There are broadly two sets of spillover issues that arise: the opportunities for tax avoidance (sometimes referred to as “base erosion and profit shifting”) by multinational companies that are created by the interaction between national tax regimes and practices, and (illegal) tax evasion by high net wealth individuals using low-tax jurisdictions. The current IMF work on which the consultation is being launched relates to the first area.
“It is widely recognized that the current international tax architecture, designed for a very different world of a century or so ago, is under considerable strain,” said Michael Keen, Deputy Director in the IMF’s Fiscal Affairs Department. “With that in mind, the IMF work will consider both the operation of the current architecture and more fundamental reforms that have been proposed by academics, civil society, and others.”
Particular areas of focus
The opportunities for avoidance that are now being made so visible are just one part of the spillovers problem, as corporations and individuals exploit gaps and inconsistencies arising from the interactions of national tax systems.

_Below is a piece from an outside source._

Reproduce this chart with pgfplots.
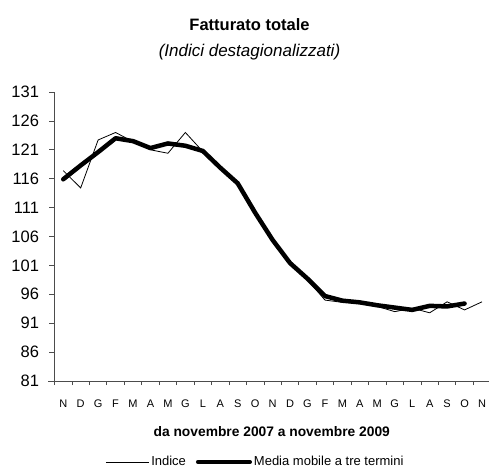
\documentclass[border=0pt]{standalone}
\usepackage{fontspec}
\setmainfont{Liberation Sans}
\usepackage{pgfplots}
\pgfplotsset{compat=1.18}
\begin{document}
\begin{tikzpicture}
\begin{axis}[
  scale only axis, width=434.5bp, height=289bp,
  xmin=-0.5, xmax=24.4, ymin=81, ymax=131,
  axis lines*=left,
  axis line style={black!70, line width=0.8bp},
  clip=false,
  ytick={81,86,...,131},
  xtick={0,...,24},
  xticklabels={N,D,G,F,M,A,M,G,L,A,S,O,N,D,G,F,M,A,M,G,L,A,S,O,N},
  minor xtick={-0.5,0.5,...,23.5},
  tick align=outside,
  major tick length=5bp, minor tick length=4bp,
  major x tick style={draw=none},
  minor x tick style={black!70, line width=0.8bp},
  major y tick style={black!70, line width=0.8bp},
  /pgf/number format/assume math mode=true,
  yticklabel style={font=\fontsize{16.5bp}{18bp}\selectfont, anchor=east, xshift=-7bp},
  xticklabel style={font=\fontsize{11bp}{12bp}\selectfont, anchor=center, yshift=-18bp},
  xlabel={da novembre 2007 a novembre 2009},
  xlabel style={at={(axis description cs:0.5,-0.1765)}, anchor=center, font=\bfseries\fontsize{13.8bp}{16bp}\selectfont},
  legend style={at={(0.4626,-0.28)}, anchor=center, draw=none, fill=none,
    font=\fontsize{13bp}{15bp}\selectfont,
    /tikz/every even column/.append style={column sep=8bp}},
  legend columns=2,
]
\addplot[black, line width=0.8bp, legend image code/.code={\draw[black, line width=0.8bp] (0bp,0bp) -- (43bp,0bp);}] coordinates {
(0,117.4) (1,114.4) (2,122.7) (3,124.0) (4,122.4) (5,121.0) (6,120.4) (7,124.0)
(8,120.7) (9,117.8) (10,115.2) (11,110.0) (12,105.4) (13,101.3) (14,98.5) (15,95.0)
(16,94.6) (17,94.5) (18,93.9) (19,93.0) (20,93.6) (21,92.8) (22,94.7) (23,93.3) (24,94.7)
};
\addlegendentry{Indice}
\addplot[black, line width=4.5bp, line join=round, line cap=round, legend image code/.code={\draw[black, line width=4bp, line cap=round] (0bp,0bp) -- (52bp,0bp);}] coordinates {
(0,115.9) (1,118.3) (2,120.6) (3,123.0) (4,122.5) (5,121.3) (6,122.1) (7,121.7)
(8,120.8) (9,117.9) (10,115.2) (11,110.1) (12,105.4) (13,101.4) (14,98.7) (15,95.7)
(16,94.9) (17,94.6) (18,94.1) (19,93.7) (20,93.3) (21,94.0) (22,93.9) (23,94.4)
};
\addlegendentry{Media mobile a tre termini}
\node[font=\bfseries\fontsize{16.5bp}{20bp}\selectfont] at (axis description cs:0.4488,1.234) {Fatturato totale};
\node[font=\itshape\fontsize{17bp}{20bp}\selectfont] at (axis description cs:0.4488,1.138) {(Indici destagionalizzati)};
\draw[black!70, line width=0.8bp] (axis description cs:0,0) -- ++(-6bp,0bp);
\end{axis}
\pgfresetboundingbox
\path[use as bounding box] (current axis.south west) ++(-54.5bp,-91bp) rectangle ++(489bp,472bp);
\end{tikzpicture}
\end{document}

The current set of national laws and practices potentially affect macroeconomic outcomes in terms of tax revenues, the level and direction of investment flows, and incentives to adjust national systems in response to the decisions of others.
The IMF’s spillovers analysis is expected to focus on, in particular, the impact of bilateral double taxation treaties on low-income countries; the impact of the trend to shift from worldwide (residence-based) taxation toward a territorial (source-based) system among many industrial countries; issues arising from the distortion in the treatment of debt and equity for tax purposes; increasing use of methods of income splitting within multinational enterprises that differ from the classic “arm’s length” method based upon comparable transactions—where within that broad framework, methods such as profit-splitting are coming increasingly to the fore.
The IMF work will explore these areas, relying on the organization’s experience in advising its member countries on these issues over the past several decades. It will also reflect the increased importance of international corporate tax issues for the lower-income member countries in recent years.
The Group of Twenty (G20) industrialized and emerging market economies and the Organization for Economic Cooperation and Development (OECD) Base Erosion and Profit Shifting (BEPS) project is a two-year 15-point action plan addressing tax planning opportunities that now arise in the context of multinational enterprises. The IMF’s work is intended as a complement to this work, reflecting the differing mandates, expertise, and membership of the two institutions.
“The G20-OECD BEPS project addresses many highly technical issues—hybrid instruments and entities, valuing intangible assets, possible multilateral revisions to the international treaty network—which the IMF’s work will not explore directly,” said Keen. “The IMF project is intended to assess as far as possible the consequences of the existing, and some currently proposed new, aspects of the international regime, in particular, for lower income ‘source’ countries.”
Other groups are looking, too, at more fundamental changes to the current system of laws—unitary taxation or formulary apportionment methods of splitting the tax base; destination-based income taxation; and, less radically, retention of worldwide taxation but the ending of deferral. The IMF work will draw on all of this to inform its analysis.